Sur le plan sécuritaire, encore, la diplomatie française s’est ouvertement investie pour parvenir à une désescalade des violences qui ont ressurgi en novembre 2021 dans l’est du Congo. L’objectif était de faire converger les différents plans de paix régionaux (Luanda, Nairobi, Bujumbura) conclus depuis un an et « d’aligner » les différents acteurs régionaux, selon le terme choisi par l’Elysée.

A Kinshasa, Emmanuel Macon avait salué un premier pas vers cette désescalade : l’engagement de toutes les parties pour un cessez-le-feu à compter du 7 mars. Las, l’engagement est demeuré lettre morte. Parallèlement, Emmanuel Macron a confirmé qu’il ménage son allié rwandais. L’Elysée affirme en privé détenir « les preuves » que Kigali est le principal soutien de la rébellion congolaise du M23. Rien de tel en public. Mais il enjoint Kinshasa de « ne pas chercher de coupables à l’extérieur ». « Bâtissez une armée solide, construisez la sécurité autour de l’Etat (…), faites passer la justice transitionnelle pour que vous n’ayez pas de criminels de guerre encore en responsabilité ou sur le terrain. » Cette séquence tourne en boucle sur les réseaux sociaux, associée à des propos peu amènes sur un président français donneur de leçon.

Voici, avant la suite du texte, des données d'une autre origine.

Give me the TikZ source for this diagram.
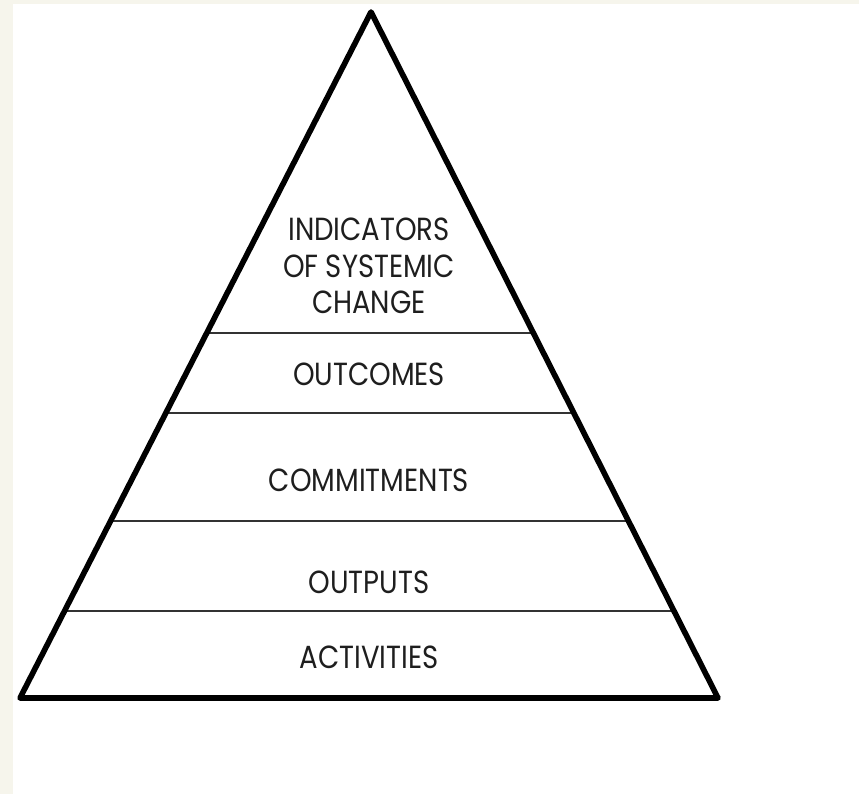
\documentclass[tikz,border=0pt]{standalone}
\usepackage{fontspec}
\usetikzlibrary{calc}
\newfontfamily\pyrfont[FakeStretch=0.86]{Poppins}
\definecolor{cream}{HTML}{F6F5EC}
\definecolor{inkc}{HTML}{1E1E1E}
\definecolor{rulec}{HTML}{333333}
\tikzset{
  side/.style={line width=4.2pt, line join=round, line cap=round, draw=black},
  divider/.style={line width=1.2pt, draw=rulec},
  lbl/.style={font=\pyrfont\fontsize{24}{27.5}\selectfont, text=inkc, align=center, inner sep=0pt}
}
\begin{document}
\begin{tikzpicture}[x=0.75pt,y=-0.75pt]
\fill[cream] (0,0) rectangle (859,794);
\fill[white] (13,4) rectangle (859,794);
\useasboundingbox (0,0) rectangle (859,794);
\coordinate (apex) at (371,12);
\coordinate (bl) at (20,698);
\coordinate (br) at (718,698);
% dividers
\foreach \n/\t in {a/0.4679,b/0.5845,c/0.7420,d/0.8732}{
  \coordinate (l\n) at ($(apex)!\t!(bl)$);
  \coordinate (r\n) at ($(apex)!\t!(br)$);
  \draw[divider] (l\n) -- (r\n);
}
\draw[side] (apex) -- (bl) -- (br) -- cycle;
\node[lbl] (ind) at (369,266) {INDICATORS\\OF SYSTEMIC\\CHANGE};
\node[lbl] (outc) at (369,374) {OUTCOMES};
\node[lbl] (comm) at (369,480) {COMMITMENTS};
\node[lbl] (outp) at (369,582) {OUTPUTS};
\node[lbl] (act) at (369,657) {ACTIVITIES};
\end{tikzpicture}
\end{document}
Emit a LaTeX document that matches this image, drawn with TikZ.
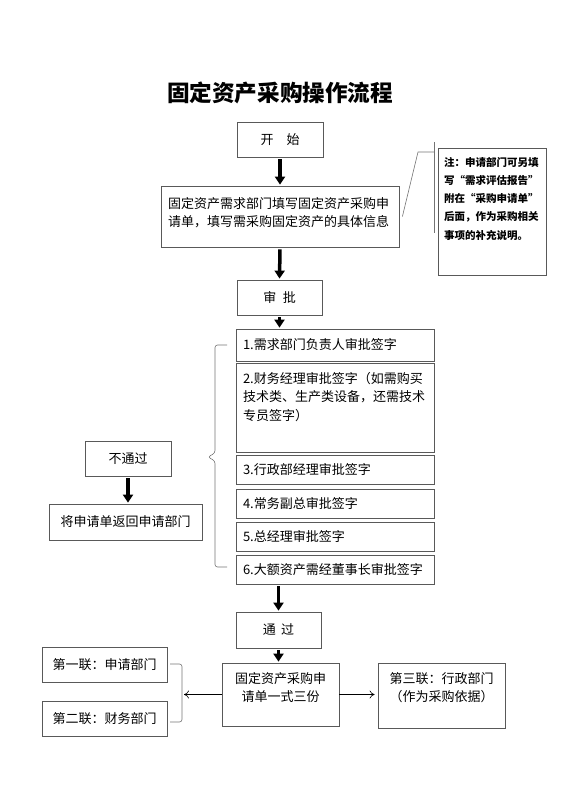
\documentclass[tikz,border=0pt]{standalone}
\usepackage{fontspec}
\setmainfont{Noto Sans CJK SC}
\usetikzlibrary{arrows.meta}

\begin{document}
\begin{tikzpicture}
[x=1pt,y=-1pt,
box/.style={rectangle,draw=black!65,line width=0.8pt,inner sep=0pt,font=\fontsize{13}{18}\selectfont},
stepbox/.style={box,minimum width=198pt,text width=184pt,align=left},
notebox/.style={box,minimum width=108pt,minimum height=127pt,text width=96pt,align=left,
  font=\fontsize{10.5}{18.3}\selectfont\bfseries},
bigarrow/.style={-{Triangle[width=10pt,length=8pt]},line width=3.5pt,shorten <=2pt,shorten >=1pt},
smallarrow/.style={-{To[length=5pt,width=8pt]},line width=0.6pt},
bracket/.style={draw=black!55,line width=0.6pt,rounded corners=2.5pt}]
\useasboundingbox (0,0) rectangle (560,792);

\node at (280,93) (title) {\fontsize{22.6}{28}\selectfont\bfseries 固定资产采购操作流程};

\node at (280,139.5) [box,minimum width=86pt,minimum height=35pt] (start) {开\hspace{1em}始};
\node at (280,216.5) [box,minimum width=238pt,minimum height=61pt,text width=224pt,align=left,text depth=28pt] (fill)
  {固定资产需求部门填写固定资产采购申\\请单，填写需采购固定资产的具体信息};
\node at (492,211.5) [notebox,text depth=100pt] (note)
  {注：申请部门可另填\\写“需求评估报告”\\附在“采购申请单”\\后面，作为采购相关\\事项的补充说明。};
\coordinate (ntop) at (434,142);
\coordinate (nbot) at (434,233);
\coordinate (nknee) at (418,152);
\draw [bracket,rounded corners=0pt] (ntop) to (nbot);
\draw [bracket,rounded corners=0pt] ([xshift=3pt]fill.east) to (nknee) to (nknee -| ntop);

\node at (279.5,297.5) [box,minimum width=85pt,minimum height=35pt] (appr) {审\hspace{0.5em}批};

\node at (335,345)   [stepbox,minimum height=32pt] (s1) {1.需求部门负责人审批签字};
\node at (335,407.5) [stepbox,minimum height=89pt,text depth=60pt,font=\fontsize{13}{18.5}\selectfont] (s2)
  {2.财务经理审批签字（如需购买\\技术类、生产类设备，还需技术\\专员签字）};
\node at (335,469.5) [stepbox,minimum height=29pt] (s3) {3.行政部经理审批签字};
\node at (335,503.5) [stepbox,minimum height=29pt] (s4) {4.常务副总审批签字};
\node at (335,536.5) [stepbox,minimum height=29pt] (s5) {5.总经理审批签字};
\node at (335,569.5) [stepbox,minimum height=29pt] (s6) {6.大额资产需经董事长审批签字};

% left brace round the six steps
\draw [bracket] (227,345) -- (215,345) -- (215,453) -- (208,457) -- (215,461) -- (215,567) -- (227,567);

\node at (128,458.5) [box,minimum width=86pt,minimum height=35pt] (fail) {不通过};
\node at (125.5,522) [box,minimum width=153pt,minimum height=36pt] (back) {将申请单返回申请部门};

\node at (278.5,630) [box,minimum width=85pt,minimum height=36pt] (pass) {通\hspace{0.4em}过};
\node at (280.5,694.5) [box,minimum width=117pt,minimum height=63pt,text width=104pt,align=center,text depth=34pt] (copies)
  {固定资产采购申\\请单一式三份};
\node at (104.5,664.5) [box,minimum width=125pt,minimum height=35pt] (c1) {第一联：申请部门};
\node at (104.5,718.5) [box,minimum width=125pt,minimum height=35pt] (c2) {第二联：财务部门};
\node at (441.5,695.5) [box,minimum width=127pt,minimum height=65pt,text width=114pt,align=center,text depth=36pt] (c3)
  {第三联：行政部门\\（作为采购依据）};

\draw [bracket] (170,664) -- (182,664) -- (182,722) -- (170,722);
\coordinate (cmid) at (184,694.5);

\draw [bigarrow] (start.south) to (fill.north);
\draw [bigarrow] (fill.south) to (appr.north);
\draw [bigarrow] (appr.south) to (s1.north -| appr.south);
\draw [bigarrow] (s6.south -| pass.north) to (pass.north);
\draw [bigarrow] (pass.south) to (pass.south |- copies.north);
\draw [bigarrow] (fail.south) to (fail.south |- back.north);
\draw [smallarrow] (copies.west) to (cmid);
\draw [smallarrow,shorten >=3pt] (copies.east) to (copies.east -| c3.west);
\end{tikzpicture}
\end{document}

La France, explique-t-on pourtant, privilégie dorénavant les partenariats. « Nous placer seul au centre du jeu, ce temps est révolu », a expliqué le président Macron. Le voudrait-il qu’il n’en aurait pas les moyens. Depuis le début de l’année, la présidence angolaise a reçu les ministres russe, chinois et belge des affaires étrangères ainsi que le roi d’Espagne. En attendant la venue du président brésilien Lula. Sans compter la relance de la diplomatie américaine en Afrique après une forme de repli, durant la présidence de Donald Trump. La concurrence est rude.